The Tickerplace intrinsic value calculator supports both DCF and Benjamin Graham methods, pulling current financial data so your inputs reflect actual company performance. The stock valuation calculator extends this further with P/E and P/S ratio models, giving you a multi-model view of any stock's fair value. Both tools cover 10,000+ US and ASX-listed equities, updated daily. For investors who want to see how a stock's calculated value compares to its current market price across an entire watchlist, Tickerplace makes that comparison fast and clear.
FAQ
What is an intrinsic value calculator?
An intrinsic value calculator estimates a stock's true worth using financial fundamentals such as free cash flow, earnings per share, and growth projections. It helps investors determine whether a stock is undervalued or overvalued relative to its market price.
Which formula is most commonly used to calculate intrinsic value?
The discounted cash flow (DCF) method and Benjamin Graham's earnings-based formula are the two most widely used approaches. DCF discounts projected future cash flows to present value; Graham's formula uses EPS and a capped growth rate to estimate fair value.
How accurate are intrinsic value calculations?
Intrinsic value outputs are estimates, not precise targets. A 1% change in growth or discount rate can shift the result by up to 30%, which is why analysts present intrinsic value as a range and apply a margin of safety before acting.

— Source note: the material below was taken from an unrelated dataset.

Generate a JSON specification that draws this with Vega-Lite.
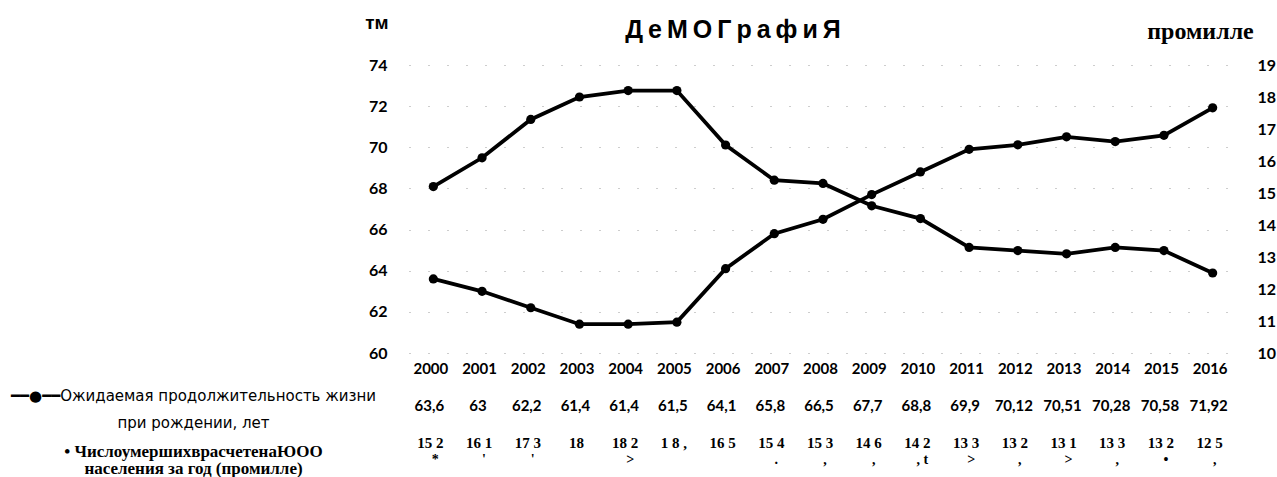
{
  "$schema": "https://vega.github.io/schema/vega-lite/v6.json",
  "padding": {"left": 10, "top": 13, "right": 2, "bottom": 0},
  "background": "white",
  "config": {"view": {"stroke": null}, "concat": {"spacing": 10}},
  "datasets": {
    "demo": [
      {"year": "2000", "life": 63.6, "mort": 15.2, "lifeLabel": "63,6", "mortLabel": "15 2", "mark": "*"},
      {"year": "2001", "life": 63.0, "mort": 16.1, "lifeLabel": "63", "mortLabel": "16 1", "mark": "'"},
      {"year": "2002", "life": 62.2, "mort": 17.3, "lifeLabel": "62,2", "mortLabel": "17 3", "mark": "'"},
      {"year": "2003", "life": 61.4, "mort": 18.0, "lifeLabel": "61,4", "mortLabel": "18", "mark": ""},
      {"year": "2004", "life": 61.4, "mort": 18.2, "lifeLabel": "61,4", "mortLabel": "18 2", "mark": ">"},
      {"year": "2005", "life": 61.5, "mort": 18.2, "lifeLabel": "61,5", "mortLabel": "1 8 ,", "mark": ""},
      {"year": "2006", "life": 64.1, "mort": 16.5, "lifeLabel": "64,1", "mortLabel": "16 5", "mark": ""},
      {"year": "2007", "life": 65.8, "mort": 15.4, "lifeLabel": "65,8", "mortLabel": "15 4", "mark": "."},
      {"year": "2008", "life": 66.5, "mort": 15.3, "lifeLabel": "66,5", "mortLabel": "15 3", "mark": ","},
      {"year": "2009", "life": 67.7, "mort": 14.6, "lifeLabel": "67,7", "mortLabel": "14 6", "mark": ","},
      {"year": "2010", "life": 68.8, "mort": 14.2, "lifeLabel": "68,8", "mortLabel": "14 2", "mark": ", t"},
      {"year": "2011", "life": 69.9, "mort": 13.3, "lifeLabel": "69,9", "mortLabel": "13 3", "mark": ">"},
      {"year": "2012", "life": 70.12, "mort": 13.2, "lifeLabel": "70,12", "mortLabel": "13 2", "mark": ","},
      {"year": "2013", "life": 70.51, "mort": 13.1, "lifeLabel": "70,51", "mortLabel": "13 1", "mark": ">"},
      {"year": "2014", "life": 70.28, "mort": 13.3, "lifeLabel": "70,28", "mortLabel": "13 3", "mark": ","},
      {"year": "2015", "life": 70.58, "mort": 13.2, "lifeLabel": "70,58", "mortLabel": "13 2", "mark": "•"},
      {"year": "2016", "life": 71.92, "mort": 12.5, "lifeLabel": "71,92", "mortLabel": "12 5", "mark": ","}
    ]
  },
  "vconcat": [
    {
      "width": 828,
      "height": 288,
      "data": {"name": "demo"},
      "title": {
        "text": "Д\u2009е\u2009М\u2009О\u2009Г\u2009р\u2009а\u2009ф\u2009и\u2009Я",
        "font": "Liberation Sans",
        "fontSize": 25,
        "fontWeight": "bold",
        "color": "black",
        "anchor": "middle",
        "baseline": "alphabetic",
        "offset": 0,
        "dx": -90,
        "dy": 50
      },
      "encoding": {
        "x": {
          "field": "year",
          "type": "ordinal",
          "axis": {
            "labelAngle": 0,
            "labelFont": "Lato",
            "labelFontWeight": "bold",
            "labelFontSize": 15,
            "labelColor": "black",
            "labelPadding": 8.5,
            "labelOffset": -3,
            "ticks": false,
            "domain": false,
            "title": null
          }
        }
      },
      "layer": [
        {
          "mark": {"type": "line", "color": "black", "strokeWidth": 3.8, "point": {"filled": true, "size": 85, "color": "black"}},
          "encoding": {
            "y": {
              "field": "life",
              "type": "quantitative",
              "scale": {"domain": [60, 74], "nice": false, "zero": false},
              "axis": {
                "orient": "left",
                "values": [60, 62, 64, 66, 68, 70, 72, 74],
                "labelFont": "Lato",
                "labelFontWeight": "bold",
                "labelFontSize": 16,
                "labelColor": "black",
                "labelPadding": 22,
                "ticks": false,
                "domain": false,
                "grid": true,
                "gridColor": "#9a9a9a",
                "gridDash": [1, 18],
                "gridWidth": 1,
                "title": "тм",
                "titleAngle": 0,
                "titleAlign": "right",
                "titleBaseline": "middle",
                "titleX": -21,
                "titleY": -43,
                "titleFont": "Liberation Sans",
                "titleFontSize": 19,
                "titleFontWeight": "bold",
                "titleColor": "black"
              }
            }
          }
        },
        {
          "mark": {"type": "line", "color": "black", "strokeWidth": 3.8, "point": {"filled": true, "size": 85, "color": "black"}},
          "encoding": {
            "y": {
              "field": "mort",
              "type": "quantitative",
              "scale": {"domain": [10, 19], "nice": false, "zero": false},
              "axis": {
                "orient": "right",
                "values": [10, 11, 12, 13, 14, 15, 16, 17, 18, 19],
                "labelFont": "Lato",
                "labelFontWeight": "bold",
                "labelFontSize": 16,
                "labelColor": "black",
                "labelPadding": 20,
                "ticks": false,
                "domain": false,
                "grid": false,
                "title": "промилле",
                "titleAngle": 0,
                "titleAlign": "center",
                "titleBaseline": "middle",
                "titleX": -37,
                "titleY": -34,
                "titleFont": "Liberation Serif",
                "titleFontSize": 24,
                "titleFontWeight": "bold",
                "titleColor": "black"
              }
            }
          }
        }
      ],
      "resolve": {"scale": {"y": "independent"}}
    },
    {
      "width": 828,
      "height": 74,
      "data": {"name": "demo"},
      "encoding": {"x": {"field": "year", "type": "ordinal", "axis": null}},
      "layer": [
        {
          "mark": {"type": "text", "font": "Lato", "fontWeight": "bold", "fontSize": 15, "color": "black", "dx": -4, "baseline": "middle"},
          "encoding": {
            "y": {
              "datum": "life",
              "type": "ordinal",
              "scale": {"type": "point", "padding": 0.5, "domain": ["life", "mort"]},
              "axis": {
                "labelExpr": "datum.value == 'life' ? ['━━●━━Ожидаемая продолжительность жизни', 'при рождении, лет'] : ['• ЧислоумершихврасчетенаЮОО', 'населения за год (промилле)']",
                "labelFont": {"condition": {"test": "datum.value == 'mort'", "value": "Liberation Serif"}, "value": "DejaVu Sans"},
                "labelFontWeight": {"condition": {"test": "datum.value == 'mort'", "value": "bold"}, "value": "normal"},
                "labelFontSize": {"condition": {"test": "datum.value == 'mort'", "value": 17}, "value": 15},
                "labelOffset": {"condition": {"test": "datum.value == 'mort'", "value": 9}, "value": -10},
                "labelLineHeight": {"expr": "datum.value == 'mort' ? 17 : 27"},
                "labelAlign": "center",
                "labelBaseline": "middle",
                "labelPadding": 216,
                "labelLimit": 1000,
                "labelColor": "black",
                "ticks": false,
                "domain": false,
                "grid": false,
                "title": null
              }
            },
            "text": {"field": "lifeLabel"}
          }
        },
        {
          "mark": {"type": "text", "font": "Liberation Serif", "fontWeight": "bold", "fontSize": 15, "color": "black", "dx": -3, "baseline": "middle"},
          "encoding": {
            "y": {"datum": "mort", "type": "ordinal"},
            "text": {"field": "mortLabel"}
          }
        },
        {
          "mark": {"type": "text", "font": "Liberation Serif", "fontWeight": "bold", "fontSize": 14, "color": "black", "dx": 2, "dy": 17, "baseline": "middle"},
          "encoding": {
            "y": {"datum": "mort", "type": "ordinal"},
            "text": {"field": "mark"}
          }
        }
      ]
    }
  ]
}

What is a good margin of safety when buying a stock?
Value investors recommend buying at 20–50% below calculated intrinsic value. This buffer absorbs estimation errors and unexpected business deterioration without resulting in a capital loss.
Can I use one valuation method for all stocks?
No single method suits every company. DCF works best for stable, cash-generative businesses; the Dividend Discount Model suits consistent dividend payers; and asset-based methods apply to distressed or asset-heavy firms. Combining multiple methods produces more reliable conclusions.